Cedric Thornton came on strong at the end of his first full season on the 53-man roster and is in position to start at end along with Cox when the Eagles show a 3-4 look. Thornton can slide inside when the Eagles go with four down linemen. Third-round pick Bennie Logan is another versatile piece who can play the nose and defensive tackle as well. Logan was a key cog on some very good LSU defenses and had no problem doing the dirty work while others cleaned up the accolades. That selfless mindset will benefit both he and the Eagles moving forward.

With the transition to a hybrid front, the interior of the defensive line is one of the key positions which must be addressed. The Eagles have pieces in place who should be able to make the transition a smooth one in 2013.

2. What Will Year Two Bring For Fletcher Cox?

Unfortunately, the Eagles learned just how valuable Cox was when he wasn't on the field as a rookie in 2012. Cox started nine of his 15 appearances after being the No. 12 overall pick in the 2012 NFL Draft. He led all Eagles defensive linemen with 65 tackles and had 24 quarterback hurries.
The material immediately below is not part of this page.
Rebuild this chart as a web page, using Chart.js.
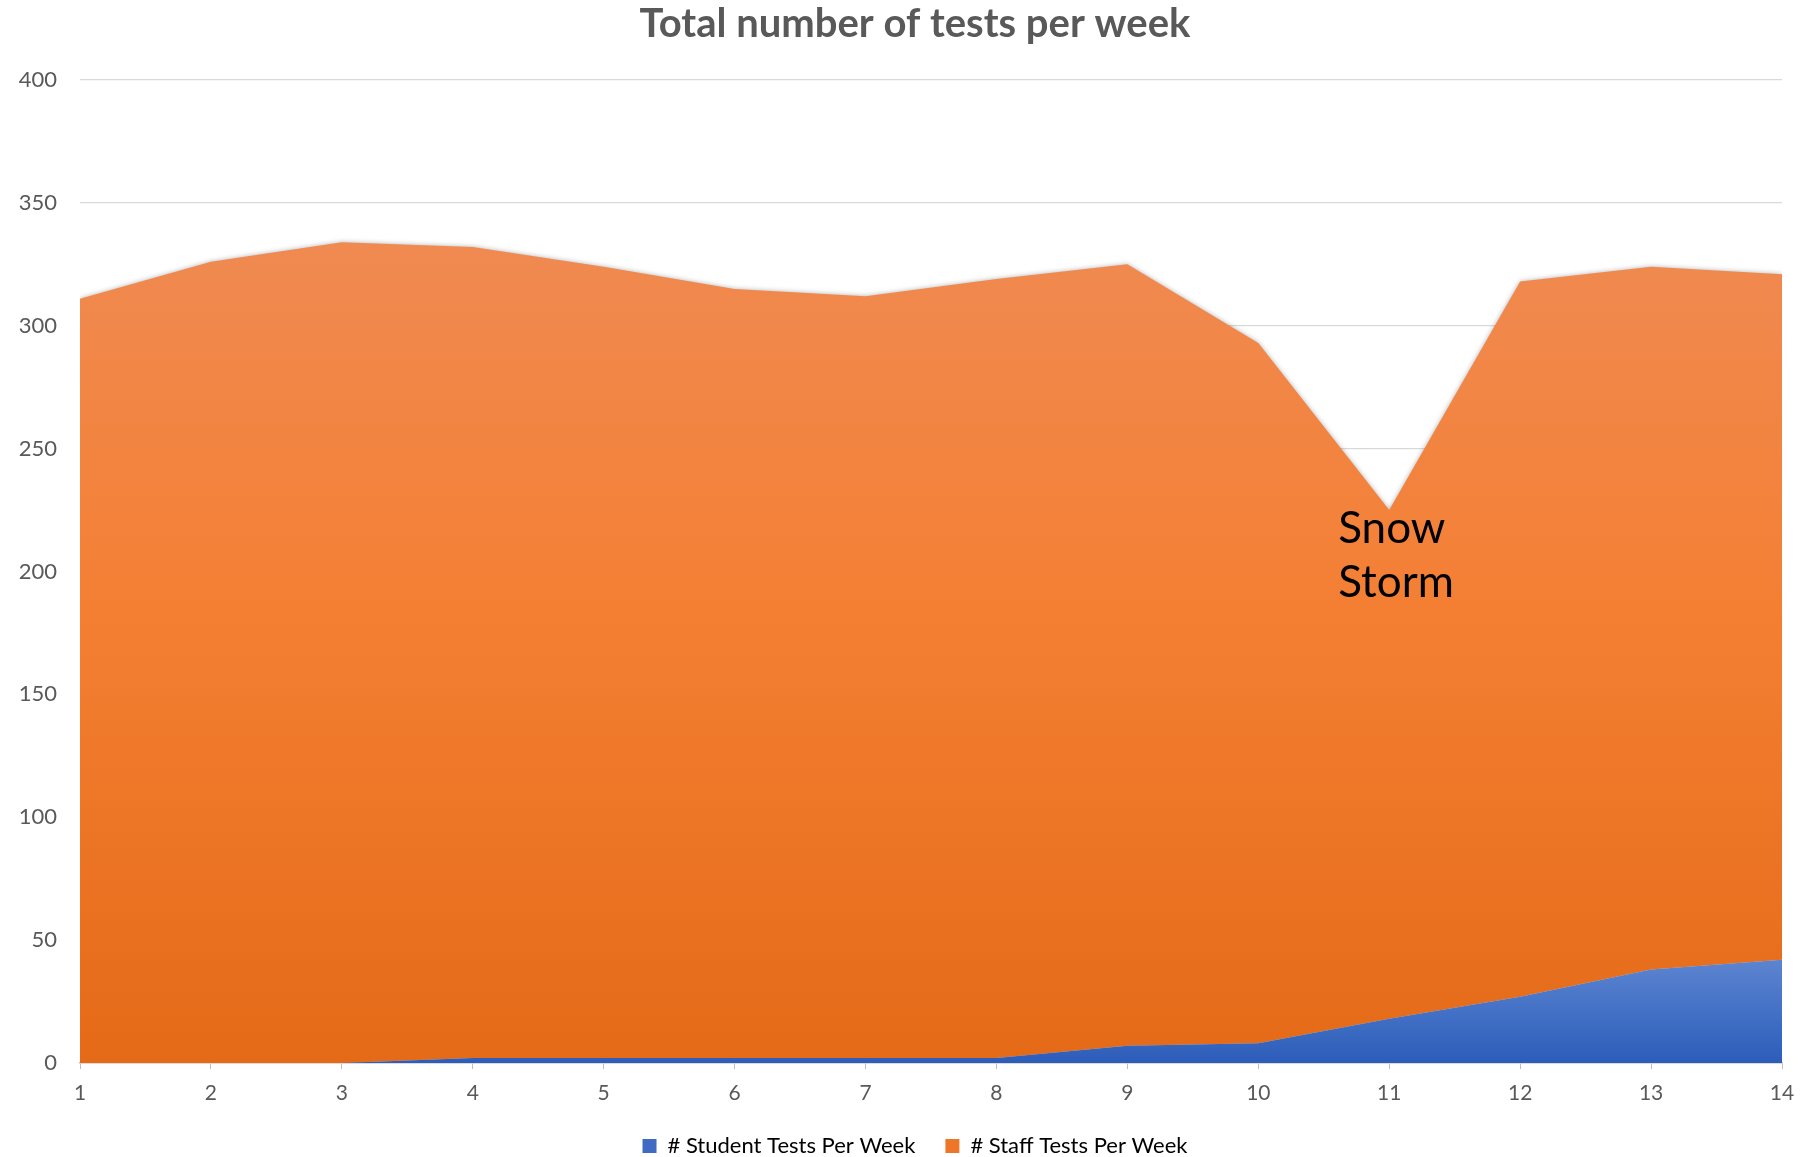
<!DOCTYPE html>
<html>
<head>
<meta charset="utf-8">
<title>Total number of tests per week</title>
<script src="https://cdn.jsdelivr.net/npm/chart.js@4.4.1/dist/chart.umd.min.js"></script>
<style>
  html, body { margin: 0; padding: 0; background: #fff; }
  #wrap { width: 1813px; height: 1157px; }
</style>
</head>
<body>
<div id="wrap"><canvas id="tests-chart"></canvas></div>
<script>
const weeks = ['1', '2', '3', '4', '5', '6', '7', '8', '9', '10', '11', '12', '13', '14'];
const studentTests = [0, 0, 0, 2, 2, 2, 2, 2, 7, 8, 18, 27, 38, 42];
const staffTests = [311, 326, 334, 330, 322, 313, 310, 317, 318, 285, 207, 291, 286, 279];
const yTicks = [0, 50, 100, 150, 200, 250, 300, 350, 400];

const totals = staffTests.map((v, i) => v + studentTests[i]);
const textGrey = '#595959';

// vertical gradient spanning from the top of a series down to the axis
function areaGradient(chart, peak, stops, fallback) {
    const area = chart.chartArea;
    const y = chart.scales.y;
    if (!area || !y) return fallback;
    const g = chart.ctx.createLinearGradient(0, y.getPixelForValue(peak), 0, area.bottom);
    stops.forEach(([at, c]) => g.addColorStop(at, c));
    return g;
}

// soft glow around the staff area (drawn first), plus the "Snow Storm" note
const snowLabel = {
    id: 'snowLabel',
    beforeDatasetsDraw(chart) {
        const ctx = chart.ctx;
        ctx.save();
        ctx.shadowColor = 'rgba(0, 0, 0, 0.3)';
        ctx.shadowBlur = 5;
        ctx.shadowOffsetX = 0;
        ctx.shadowOffsetY = 0;
    },
    afterDatasetDraw(chart, args) {
        if (args.index === 1) chart.ctx.restore();
    },
    afterDatasetsDraw(chart) {
        const {ctx, scales: {x, y}} = chart;
        const idx = 10;
        const px = x.getPixelForValue(idx) - 51;
        const py = y.getPixelForValue(totals[idx]);
        ctx.save();
        ctx.fillStyle = '#000';
        ctx.font = '44px Lato';
        ctx.textAlign = 'left';
        ctx.textBaseline = 'alphabetic';
        ctx.fillText('Snow', px, py + 33);
        ctx.fillText('Storm', px, py + 87);
        ctx.restore();
    }
};

const ctx = document.getElementById('tests-chart').getContext('2d');

const chart = new Chart(ctx, {
    type: 'line',
    data: {
        labels: weeks,
        datasets: [
            {
                label: '# Student Tests Per Week',
                data: studentTests,
                fill: 'origin',
                backgroundColor: (c) => areaGradient(c.chart, Math.max(...studentTests),
                    [[0, '#5D84D0'], [0.5, '#4371C6'], [1, '#2D5DB9']], '#4472C4'),
                borderWidth: 0,
                pointRadius: 0,
                tension: 0,
            },
            {
                label: '# Staff Tests Per Week',
                data: staffTests,
                fill: '-1',
                backgroundColor: (c) => areaGradient(c.chart, Math.max(...totals),
                    [[0, '#F08A51'], [0.45, '#F47F33'], [1, '#E46A17']], '#ED7D31'),
                borderWidth: 0,
                pointRadius: 0,
                tension: 0,
            }
        ]
    },
    options: {
        responsive: true,
        maintainAspectRatio: false,
        animation: false,
        layout: {
            padding: { left: 17, right: 0, top: 0, bottom: -10 }
        },
        scales: {
            x: {
                offset: false,
                grid: {
                    drawOnChartArea: false,
                    color: '#BFBFBF',
                    tickLength: 6,
                },
                border: { color: '#BFBFBF', width: 1.5 },
                ticks: {
                    color: textGrey,
                    font: { family: 'Lato', size: 21 },
                    padding: 12,
                    maxRotation: 0,
                },
                afterFit: (scale) => { scale.height = 42; }
            },
            y: {
                stacked: true,
                min: 0,
                max: 400,
                afterBuildTicks: (scale) => {
                    scale.ticks = yTicks.map(v => ({ value: v }));
                },
                grid: {
                    color: '#D9D9D9',
                    lineWidth: 1.3,
                    drawTicks: false,
                    tickLength: 0,
                },
                border: { display: false },
                ticks: {
                    color: textGrey,
                    font: { family: 'Lato', size: 22 },
                    padding: 23,
                },
                afterFit: (scale) => { scale.width = 63; }
            },
            // empty margin on the right of the plot
            gutter: {
                type: 'linear',
                position: 'right',
                min: 0,
                max: 400,
                grid: { display: false },
                border: { display: false },
                ticks: { display: false },
                afterFit: (scale) => { scale.width = 31; }
            }
        },
        plugins: {
            title: {
                display: true,
                text: 'Total number of tests per week',
                color: textGrey,
                font: { family: 'Lato', size: 40, weight: 'bold' },
                padding: { top: 0, bottom: 32 }
            },
            legend: {
                display: true,
                position: 'bottom',
                labels: {
                    color: textGrey,
                    font: { family: 'Lato', size: 22 },
                    boxWidth: 14,
                    boxHeight: 14,
                    padding: 30,
                    generateLabels: (ch) => ch.data.datasets.map((ds, i) => ({
                        text: ds.label,
                        fillStyle: i === 0 ? '#3F6CC2' : '#EE7628',
                        strokeStyle: 'rgba(0,0,0,0)',
                        lineWidth: 0,
                        datasetIndex: i,
                        hidden: false,
                    }))
                }
            },
            tooltip: {
                mode: 'index',
                intersect: false,
            }
        }
    },
    plugins: [snowLabel]
});
</script>
</body>
</html>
He was tied for the team lead with 5.5 sacks which was tied for fifth among all rookies and also among all NFL defensive tackles.

Cox's play was a bright spot for the Eagles as he was named to the Pro Football Writers Association's All-Rookie Team. Cox thrived as a rookie despite dealing with family tragedy off the field and the struggles of the team overall on the field. Cox won't turn 23 years old until December. He is slated to play end in the 3-4 look and can move inside when the Eagles go 4-3.

General manager Howie Roseman raved about his ability to play strong against the run as a rookie. Cox has shown he can play on the other side of the field. Cox took a very workmanlike approach to the offseason and has full understanding of what's expected thanks to that whirlwind first year of experience.

The success of the Eagles defense in 2013 will depend on how well Cox performs whether in the middle of the line or on the edge.

3. Is Antonio Dixon Ready To Bounce Back?

One of the most inspiring stories on the Eagles' roster, Antonio Dixon utilized his raw power and strength and earned playing time as a rookie in 2009 which became a starting job in 2010. When the Eagles transitioned to a more upfield, attacking style of line play in 2011, Dixon wasn't a fit. He returned late last season and is in prime position to fulfill his potential once again in Davis' new scheme.

As pointed out earlier, the Eagles will rotate their linemen. It remains to be seen how often the Eagles will utilize each front, but they will need depth at both the nose and defensive tackle. Dixon earned plenty of reps in the spring camps. The question is can he regain the spark that he had as a player on the rise in 2010 or will Logan have to pick up the slack?